Jakarta (ANTARA News) - Kementerian Perindustrian berkomitmen untuk menyelesaikan kendala lahan yang akan digunakan untuk investasi pengolahan garam oleh PT Cheetam Garam Indonesia di Kabupaten Nagekeo, Nusa Tenggara Timur.
"Kami akan meminta Bupati Nagekeo mau datang untuk membicarakan hal ini, tentunya dengan Menteri Agraria terkait kendala lahan ini," kata Direktur Industri Kimia Dasar Ditjen Basis Industri Manufaktur Muhamad Khayam di Jakarta, Rabu.
Khayam mengatakan, Cheetam membutuhkan lahan seluas 1.000 hektar untuk membangun industri garam di wilayah tersebut, namun sekitar 230 hektar di dalamnya masih belum dapat dibebaskan, karena lahan tersebut dibagikan untuk rakyat pasca-Reformasi Agraria.
"Kami minta yang 230 hektar, yang dibagikan ke rakyat itu dipindah ke luar lahan yang 1.000 hektar. Lahan tersebut juga terbilang tidak subur, jadi kami harap bisa dipindahkan ke lahan yang subur," kata Khayam.
Menurutnya, industri garam membutuhkan lahan yang tidak subur dengan musim kemarau yang lebih panjang dari musim hujan, di mana Kabupaten Nagekeo memiliki musim kemarau selama delapan setengah bulan, hampir sama dengan di negara pengekspor garam ke Indonesia yakni Australia.
Khayam mengatakan, apabila pembebasan lahan tersebut berhasil dilakukan, maka tidak hanya Cheetam yang akan berinvestasi pada industri garam, namun juga beberapa perusahaan seperti PT Rodamas dan PT Indofood.
Khayam menambahkan, dari beberapa investasi tersebut, diharapkan industri dalam negeri mampu memproduksi 1,5 juta ton garam dalam setahun dari total kebutuhan 2 juta ton garam setiap tahun.
"Ini program ekstensifikasi, istilahnya kalau bicara untuk swasembada, harus dimulai dari produksi dalam negeri. Dan ini terjadi kalau ada lahan minimal seluas 1.000 hektar," ujarnya.
Sementara itu, Presiden Direktur PT Cheetam Garam Indonesia Arthur Tanudjaja mengatakan, apabila sudah mulai berproduksi, Cheetam akan menghasilkan 200 ribu ton garam setiap tahunnya untuk memenuhi kebutuhan dalam negeri.
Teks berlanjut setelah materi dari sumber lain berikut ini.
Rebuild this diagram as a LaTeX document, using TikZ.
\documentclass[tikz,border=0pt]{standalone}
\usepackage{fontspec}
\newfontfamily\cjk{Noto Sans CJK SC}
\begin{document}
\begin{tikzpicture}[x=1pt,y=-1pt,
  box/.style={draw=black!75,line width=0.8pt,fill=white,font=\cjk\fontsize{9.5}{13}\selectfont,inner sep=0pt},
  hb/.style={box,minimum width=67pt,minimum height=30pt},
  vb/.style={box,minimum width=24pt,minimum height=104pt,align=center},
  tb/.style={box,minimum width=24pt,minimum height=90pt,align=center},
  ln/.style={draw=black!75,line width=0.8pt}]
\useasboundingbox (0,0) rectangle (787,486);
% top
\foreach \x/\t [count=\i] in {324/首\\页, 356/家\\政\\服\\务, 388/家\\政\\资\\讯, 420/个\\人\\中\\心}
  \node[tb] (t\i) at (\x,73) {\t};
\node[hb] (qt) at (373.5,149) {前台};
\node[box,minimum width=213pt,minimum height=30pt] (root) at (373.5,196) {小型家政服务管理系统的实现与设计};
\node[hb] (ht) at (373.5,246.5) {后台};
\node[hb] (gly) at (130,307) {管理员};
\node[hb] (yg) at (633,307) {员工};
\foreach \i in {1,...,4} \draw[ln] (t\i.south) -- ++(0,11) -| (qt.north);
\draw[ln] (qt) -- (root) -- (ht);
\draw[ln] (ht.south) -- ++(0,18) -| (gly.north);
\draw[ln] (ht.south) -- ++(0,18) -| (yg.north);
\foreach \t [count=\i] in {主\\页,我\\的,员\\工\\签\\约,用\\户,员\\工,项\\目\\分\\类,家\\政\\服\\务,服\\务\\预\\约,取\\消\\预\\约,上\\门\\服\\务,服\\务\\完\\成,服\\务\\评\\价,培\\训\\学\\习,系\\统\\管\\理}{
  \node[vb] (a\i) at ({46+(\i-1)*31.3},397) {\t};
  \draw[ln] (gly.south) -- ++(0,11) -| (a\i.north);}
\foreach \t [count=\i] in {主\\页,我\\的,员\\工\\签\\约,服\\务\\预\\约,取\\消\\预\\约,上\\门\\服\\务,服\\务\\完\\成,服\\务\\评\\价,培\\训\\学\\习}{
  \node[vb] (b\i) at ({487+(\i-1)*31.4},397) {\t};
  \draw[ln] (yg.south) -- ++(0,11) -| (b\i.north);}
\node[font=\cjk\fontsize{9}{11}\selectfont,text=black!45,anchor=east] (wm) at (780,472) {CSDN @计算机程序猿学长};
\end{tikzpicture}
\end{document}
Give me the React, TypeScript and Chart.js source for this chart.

"Ditambah produksi plasma petani sekitar 20 ribu ton sampai 40 ribu ton. Jumlah ini bisa mensubtitusi impor garam, yang selama ini angkanya mencapai 2 juta ton. Namun, memang masih sangat kecil, hanya 10 persennya," ujar Arthur.
Menurutnya, dengan nilai investasi sekitar 25 juta hingga 35 juta dollar AS, perusahaan akan menyerap sekitar 100 orang pekerja.
"Kami berharap Kemenperin mengakselerasi persoalan lahan ini di tingkat 'high level'. Kami memberikan waktu hingga Juni 2015. Kalau jadi, ini akan mendukung swasembada garam," ujar Arthur.